**To be done:**
Look below. Copy each line that has "this" in it.

**The input:**
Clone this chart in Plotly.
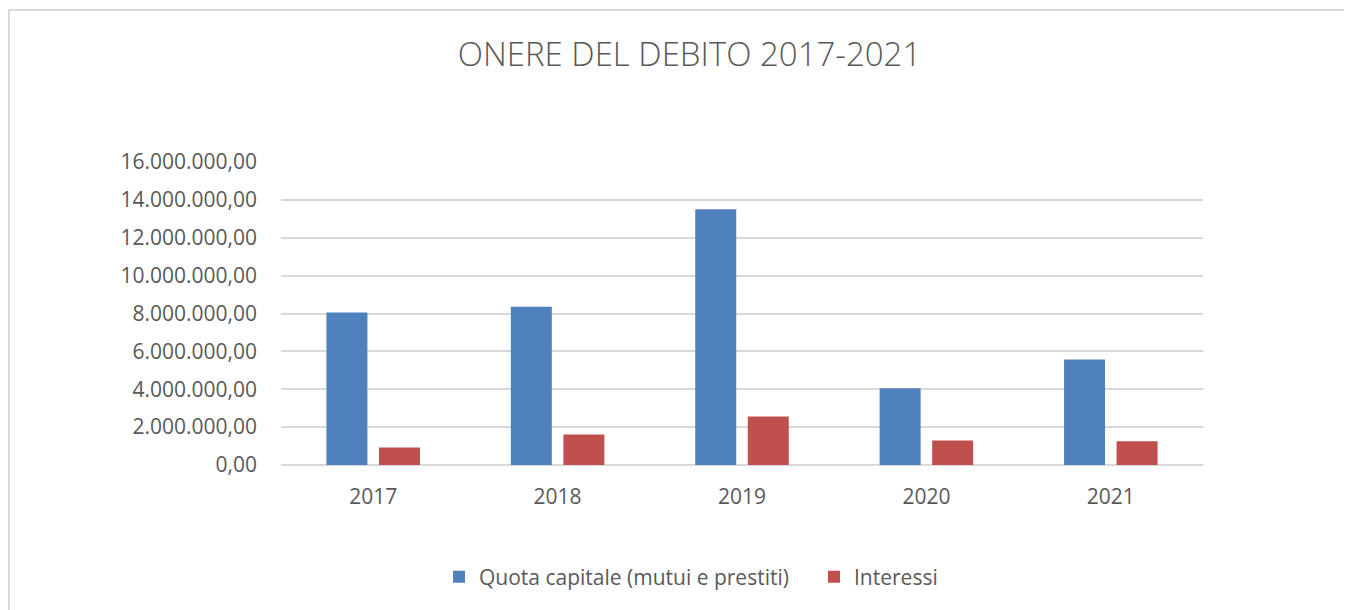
import plotly.graph_objects as go

years = ["2017", "2018", "2019", "2020", "2021"]
quota_capitale = [8050000, 8350000, 13510000, 4050000, 5570000]
interessi = [920000, 1610000, 2560000, 1290000, 1250000]

y_ticks = [0, 2000000, 4000000, 6000000, 8000000, 10000000, 12000000, 14000000, 16000000]

TEXT = "#595959"
GRID = "#D9D9D9"
FONT = "Open Sans"

fig = go.Figure()
fig.add_trace(go.Bar(x=years, y=quota_capitale, name="Quota capitale (mutui e prestiti)",
                     marker=dict(color="#4F81BD", line=dict(width=0))))
fig.add_trace(go.Bar(x=years, y=interessi, name="Interessi",
                     marker=dict(color="#C0504D", line=dict(width=0))))

# page is rendered with an 8px body margin: work in page pixels, convert to figure pixels
OFF = 8
W, H = 1352 - OFF, 610 - OFF
ml, mt = 281 - OFF, 162 - OFF
mr, mb = W - (1203 - OFF), H - (465 - OFF)
pw, ph = W - ml - mr, H - mt - mb

def px_to_paper_x(px):
    return (px - OFF - ml) / pw

def px_to_paper_y(py):
    return (H - mb - (py - OFF)) / ph

fig.update_layout(
    width=W, height=H,
    margin=dict(l=ml, r=mr, t=mt, b=mb, pad=0),
    paper_bgcolor="white", plot_bgcolor="white",
    separators=",.",
    barmode="group", bargap=0.43, bargroupgap=0.22,
    font=dict(family=FONT, color=TEXT, size=21),
    title=dict(text="ONERE DEL DEBITO 2017-2021", x=(689.5 - OFF) / W, xref="container", xanchor="center",
               y=1 - (54 - OFF) / H, yref="container", yanchor="middle",
               font=dict(family=FONT, size=33, color=TEXT, weight=300)),
    showlegend=True,
    legend=dict(orientation="h", x=px_to_paper_x(439), xanchor="left",
                y=px_to_paper_y(577), yanchor="middle",
                font=dict(family=FONT, size=21, color=TEXT),
                entrywidth=330, entrywidthmode="pixels",
                traceorder="normal"),
    xaxis=dict(showgrid=False, showline=False, ticks="", ticklabelstandoff=17,
               tickfont=dict(family=FONT, size=21, color=TEXT)),
    yaxis=dict(range=[0, 16000000], tickvals=y_ticks, tickformat=",.2f",
               showgrid=True, gridcolor=GRID, gridwidth=1.5,
               zeroline=True, zerolinecolor=GRID, zerolinewidth=1.5,
               showline=False, ticks="", ticklabelstandoff=23,
               tickfont=dict(family=FONT, size=21, color=TEXT)),
    shapes=[
        dict(type="line", xref="paper", yref="paper",
             x0=px_to_paper_x(8), x1=px_to_paper_x(1370), y0=px_to_paper_y(10), y1=px_to_paper_y(10),
             line=dict(color=GRID, width=2)),
        dict(type="line", xref="paper", yref="paper",
             x0=px_to_paper_x(9), x1=px_to_paper_x(9), y0=px_to_paper_y(10), y1=px_to_paper_y(630),
             line=dict(color=GRID, width=2)),
    ],
)

fig.write_html("out.html")
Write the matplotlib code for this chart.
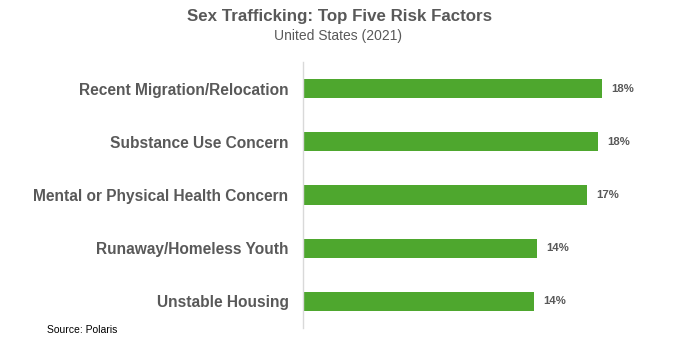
import matplotlib
matplotlib.use("Agg")
import matplotlib.pyplot as plt

categories = ["Recent Migration/Relocation", "Substance Use Concern",
              "Mental or Physical Health Concern", "Runaway/Homeless Youth",
              "Unstable Housing"]
values = [18.0, 17.8, 17.1, 14.1, 13.9]
value_labels = ["18%", "18%", "17%", "14%", "14%"]

title = "Sex Trafficking: Top Five Risk Factors"
subtitle = "United States (2021)"
source = "Source: Polaris"

W, H = 682, 351
fig = plt.figure(figsize=(W/100, H/100), dpi=100)
fam = ["Liberation Sans", "DejaVu Sans"]
grey = "#595959"
green = "#4EA72E"

# axes in pixel coords
left, right, top, bottom = 303, 635, 62, 328
ax = fig.add_axes([left/W, 1-bottom/H, (right-left)/W, (bottom-top)/H])
y = list(range(len(categories)))
ax.barh(y, values, height=0.36, color=green, zorder=2)
ax.set_xlim(0, 20)
ax.set_ylim(len(categories)-0.5, -0.5)
for s in ["top", "right", "bottom"]:
    ax.spines[s].set_visible(False)
ax.spines["left"].set_color("#D9D9D9")
ax.spines["left"].set_linewidth(1.0)
ax.set_xticks([])
ax.set_yticks(y)
ax.set_yticklabels(categories, fontsize=11.2, fontweight="bold", color=grey, family=fam)
ax.tick_params(axis="y", length=0, pad=10.5)
for yi, v, lab in zip(y, values, value_labels):
    ax.annotate(lab, (v, yi), xytext=(6.5, 0), textcoords="offset points",
                va="center", ha="left", fontsize=8.2, fontweight="bold",
                color=grey, family=fam)

fig.text(340/W, 1-17/H, title, ha="center", va="center", fontsize=12.2,
         fontweight="bold", color=grey, family=fam)
fig.text(338/W, 1-36/H, subtitle, ha="center", va="center", fontsize=10,
         color=grey, family=fam)
fig.text(47/W, 1-330/H, source, ha="left", va="center", fontsize=7.5,
         color="#000000", family=fam)

fig.savefig("out.png", dpi=100)
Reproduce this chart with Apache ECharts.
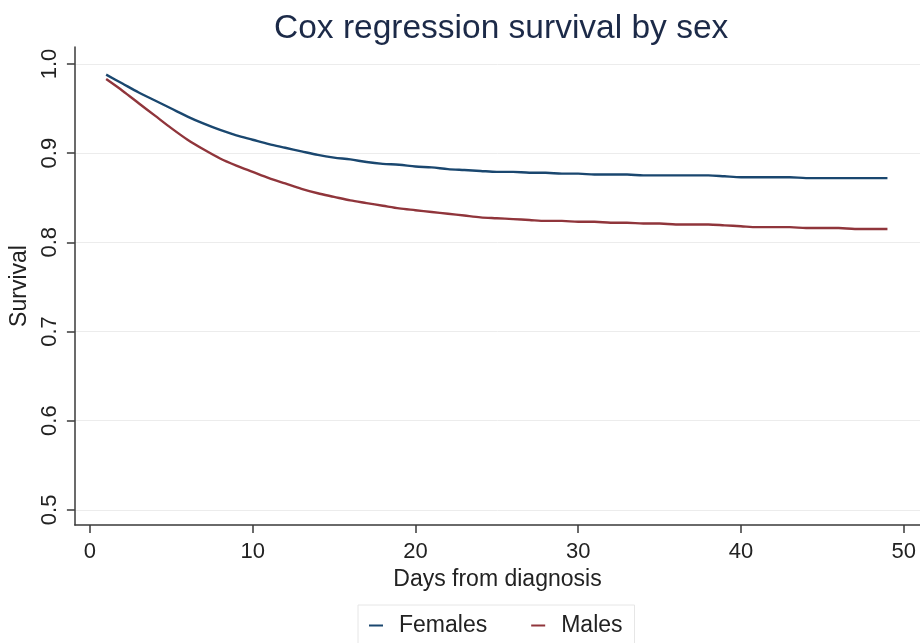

**Final answer:**
Clone this chart in Plotly.
Write the matplotlib code for this chart.
Reproduce this chart with Apache ECharts.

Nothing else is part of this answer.